Holding: The Court held that Puerto Rico has parens patriae standing (the government's role as guardian of its people) to sue private defendants for alleged violations of federal labor and immigration laws that discriminated against Puerto Rican workers.

Real World Impact:
  • Allows Puerto Rico to sue private employers for discrimination affecting residents.
  • Strengthens the territory’s ability to enforce federal worker-priority and equal-treatment rules.
  • Lets states and territories seek federal benefits on behalf of their populations.
Topics: workplace discrimination, migrant farm labor, state lawsuits to protect residents, federal employment programs

Summary

Background

Puerto Rico, acting as the island’s government, sued a group of apple growers and related individuals after the 1978 East Coast apple harvest. Growers filed for temporary foreign workers and 2,318 job openings were sent to Puerto Rico.

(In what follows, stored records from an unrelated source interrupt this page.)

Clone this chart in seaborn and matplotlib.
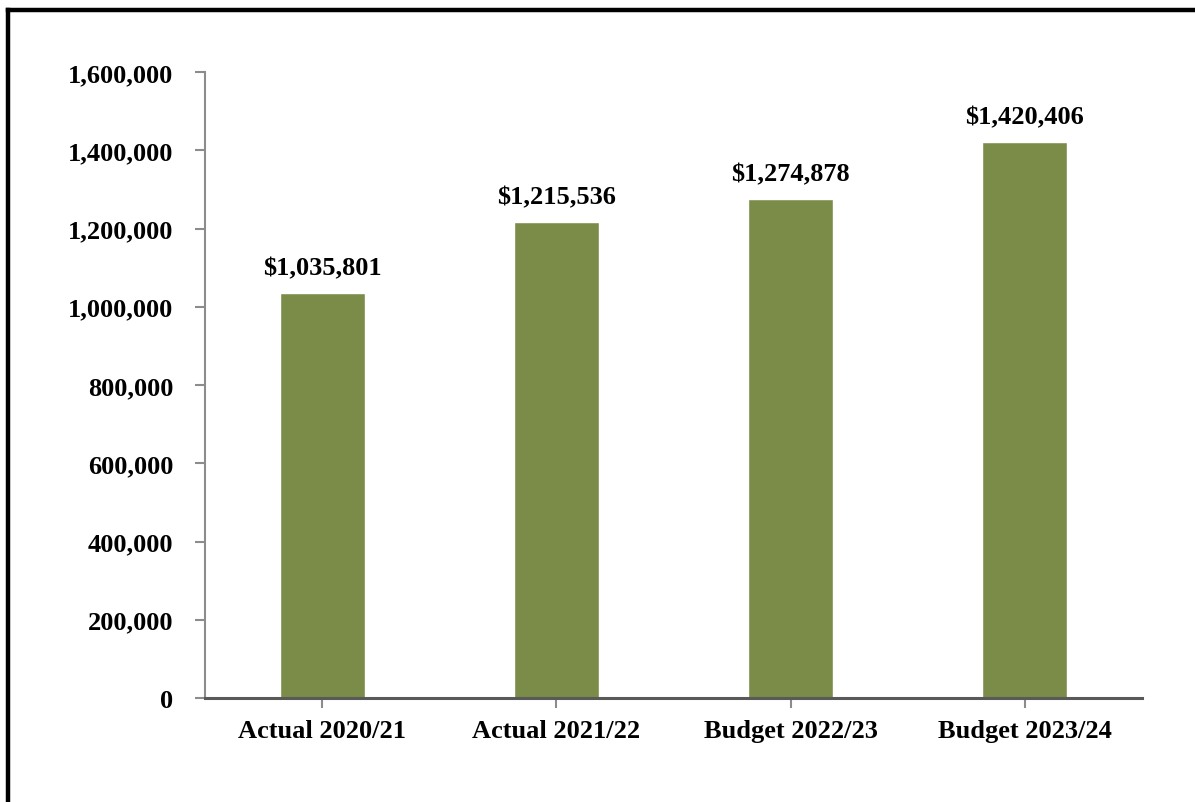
import matplotlib
matplotlib.use("Agg")
import matplotlib.pyplot as plt
from matplotlib.lines import Line2D
from matplotlib.ticker import FuncFormatter
import seaborn as sns
import pandas as pd

categories = ["Actual 2020/21", "Actual 2021/22", "Budget 2022/23", "Budget 2023/24"]
values = [1035801, 1215536, 1274878, 1420406]
y_ticks = [0, 200000, 400000, 600000, 800000, 1000000, 1200000, 1400000, 1600000]

sns.set_theme(style="white")
plt.rcParams["font.family"] = ["Liberation Serif", "DejaVu Serif"]
plt.rcParams["font.weight"] = "bold"

df = pd.DataFrame({"category": categories, "value": values})

fig = plt.figure(figsize=(11.95, 8.03), dpi=100)
ax = fig.add_axes([205 / 1195, 1 - 699 / 803, (1142 - 205) / 1195, (699 - 73) / 803])

sns.barplot(data=df, x="category", y="value", color="#7A8C48", width=0.363,
            saturation=1, ax=ax)

ax.set_ylim(0, 1600000)
ax.set_yticks(y_ticks)
ax.yaxis.set_major_formatter(FuncFormatter(lambda v, p: f"{int(v):,}"))
ax.set_xlabel("")
ax.set_ylabel("")

for s in ["top", "right"]:
    ax.spines[s].set_visible(False)
ax.spines["left"].set_color("#8C8C8C")
ax.spines["left"].set_linewidth(1.5)
ax.spines["bottom"].set_color("#595959")
ax.spines["bottom"].set_linewidth(2.2)

ax.tick_params(axis="y", which="major", left=True, length=7, width=1.5,
               color="#8C8C8C", pad=16, labelsize=19)
ax.tick_params(axis="x", which="major", bottom=True, length=7, width=1.5,
               color="#8C8C8C", pad=8, labelsize=19)
for lab in ax.get_xticklabels() + ax.get_yticklabels():
    lab.set_fontweight("bold")
    lab.set_color("black")

for i, v in enumerate(values):
    ax.annotate(f"${v:,}", xy=(i, v), xytext=(0, 10), textcoords="offset points",
                ha="center", va="bottom", fontsize=19, fontweight="bold", color="black")

# frame lines along the top and left edges
fig.add_artist(Line2D([8 / 1195, 1.0], [1 - 10.5 / 803, 1 - 10.5 / 803],
                      transform=fig.transFigure, color="black", linewidth=3.2,
                      solid_capstyle="projecting"))
fig.add_artist(Line2D([8 / 1195, 8 / 1195], [0.0, 1 - 10.5 / 803],
                      transform=fig.transFigure, color="black", linewidth=3.2,
                      solid_capstyle="projecting"))

fig.savefig("out.png", dpi=100, facecolor="white")
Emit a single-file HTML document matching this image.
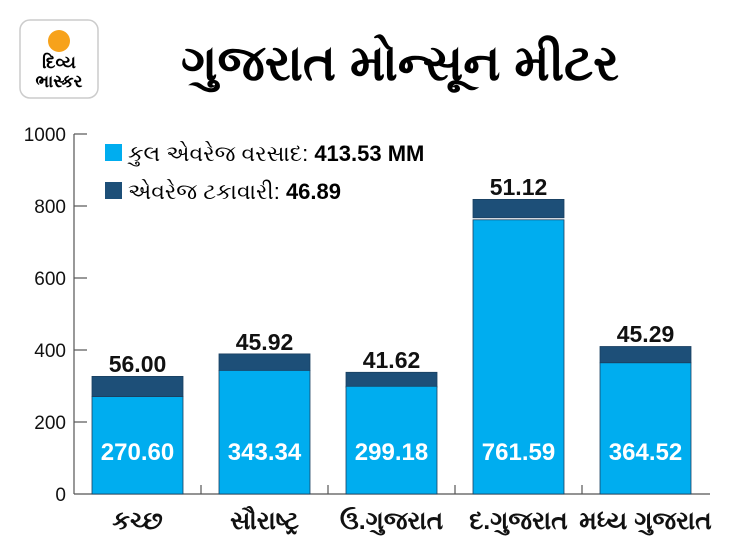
<!DOCTYPE html>
<html><head><meta charset="utf-8"><style>
body{margin:0;width:730px;height:548px;background:#fff;overflow:hidden;font-family:"Liberation Sans","Noto Sans CJK SC",sans-serif;}
</style></head><body>
<svg width="730" height="548" xmlns="http://www.w3.org/2000/svg" font-family="Liberation Sans, Noto Sans CJK SC, sans-serif">
<rect x="20" y="20" width="78" height="78" rx="10" fill="#fff" stroke="#ccc" stroke-width="1.5"/>
<circle cx="59" cy="41" r="11" fill="#f7a21b"/>
<text x="59" y="68" font-size="17" font-weight="bold" text-anchor="middle">દિવ્ય</text>
<text x="59" y="87" font-size="17" font-weight="bold" text-anchor="middle">ભાસ્કર</text>
<text x="400" y="80" font-size="50" font-weight="bold" text-anchor="middle">ગુજરાત મોન્સૂન મીટર</text>
<g font-size="19" text-anchor="end" fill="#111">
<text x="66" y="141">1000</text><text x="66" y="213">800</text><text x="66" y="285">600</text><text x="66" y="357">400</text><text x="66" y="429">200</text><text x="66" y="501">0</text>
</g>
<g stroke="#555" stroke-width="1.2">
<line x1="74" y1="134" x2="74" y2="494"/>
<line x1="74" y1="134" x2="87" y2="134"/><line x1="74" y1="206" x2="87" y2="206"/><line x1="74" y1="278" x2="87" y2="278"/><line x1="74" y1="350" x2="87" y2="350"/><line x1="74" y1="422" x2="87" y2="422"/>
<line x1="74" y1="494" x2="710" y2="494"/>
<line x1="201" y1="485" x2="201" y2="494"/><line x1="328" y1="485" x2="328" y2="494"/><line x1="455" y1="485" x2="455" y2="494"/><line x1="582" y1="485" x2="582" y2="494"/>
</g>
<rect x="105" y="144" width="17" height="17" fill="#00adef"/>
<text x="128" y="161" font-size="22">કુલ એવરેજ વરસાદ: <tspan font-weight="bold">413.53 MM</tspan></text>
<rect x="105" y="182" width="17" height="17" fill="#1d4f78"/>
<text x="128" y="199" font-size="22">એવરેજ ટકાવારી: <tspan font-weight="bold">46.89</tspan></text>
<g stroke="#1a3f60" stroke-width="0.8">
<rect x="92" y="376.4" width="91" height="20.2" fill="#1d4f78"/><rect x="92" y="396.6" width="91" height="97.4" fill="#00adef"/>
<rect x="219" y="353.9" width="91" height="16.5" fill="#1d4f78"/><rect x="219" y="370.4" width="91" height="123.6" fill="#00adef"/>
<rect x="346" y="372.3" width="91" height="15" fill="#1d4f78"/><rect x="346" y="386.3" width="91" height="107.7" fill="#00adef"/>
<rect x="473" y="199.4" width="91" height="18.4" fill="#1d4f78"/><rect x="473" y="219.8" width="91" height="274.2" fill="#00adef"/>
<rect x="600" y="346.5" width="91" height="16.3" fill="#1d4f78"/><rect x="600" y="362.8" width="91" height="131.2" fill="#00adef"/>
</g>
<g font-size="23" font-weight="bold" text-anchor="middle" fill="#111">
<text x="137.5" y="372">56.00</text><text x="264.5" y="350">45.92</text><text x="391.5" y="368">41.62</text><text x="518.5" y="195">51.12</text><text x="645.5" y="342">45.29</text>
</g>
<g font-size="24" font-weight="bold" text-anchor="middle" fill="#fff">
<text x="137.5" y="460">270.60</text><text x="264.5" y="460">343.34</text><text x="391.5" y="460">299.18</text><text x="518.5" y="460">761.59</text><text x="645.5" y="460">364.52</text>
</g>
<g font-size="25" font-weight="bold" text-anchor="middle" fill="#111">
<text x="137.5" y="529">કચ્છ</text><text x="264.5" y="529">સૌરાષ્ટ્ર</text><text x="391.5" y="529">ઉ.ગુજરાત</text><text x="518.5" y="529">દ.ગુજરાત</text><text x="645.5" y="529">મધ્ય ગુજરાત</text>
</g>
</svg>
</body></html>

The Commonwealth recruited over 1,000 workers, but only 992 arrived; many were then refused work or quickly dismissed, and Puerto Rico alleged growers favored Jamaican workers in violation of federal rules. The complaint named 51 defendants and claimed violations of the Wagner-Peyser Act and the Immigration and Nationality Act and related federal regulations.

Reasoning

The central question was whether Puerto Rico could sue on behalf of its people as parens patriae — in everyday terms, the government acting as guardian of its residents’ general welfare. The Court explained that a State (or Puerto Rico) may assert a “quasi-sovereign” interest in the health and economic well-being of its people and in securing the benefits of federal programs. The Court found the allegations — discriminatory treatment and denial of the benefits of the federal employment-referral system — fit those interests. It rejected the idea that the suit failed simply because the number of directly affected jobs was relatively small.

Real world impact

The ruling lets Puerto Rico pursue its claims in court and seek orders enforcing the federal rules that give U.S. workers hiring priority and equal working conditions. The decision does not decide whether the growers actually broke the law — it allows Puerto Rico to press those claims and obtain relief if it proves them.

Dissents or concurrances

A concurring opinion emphasized that States should have similar access to federal courts to protect residents and compared the Commonwealth’s role to that of private groups that sue to protect their concrete programs.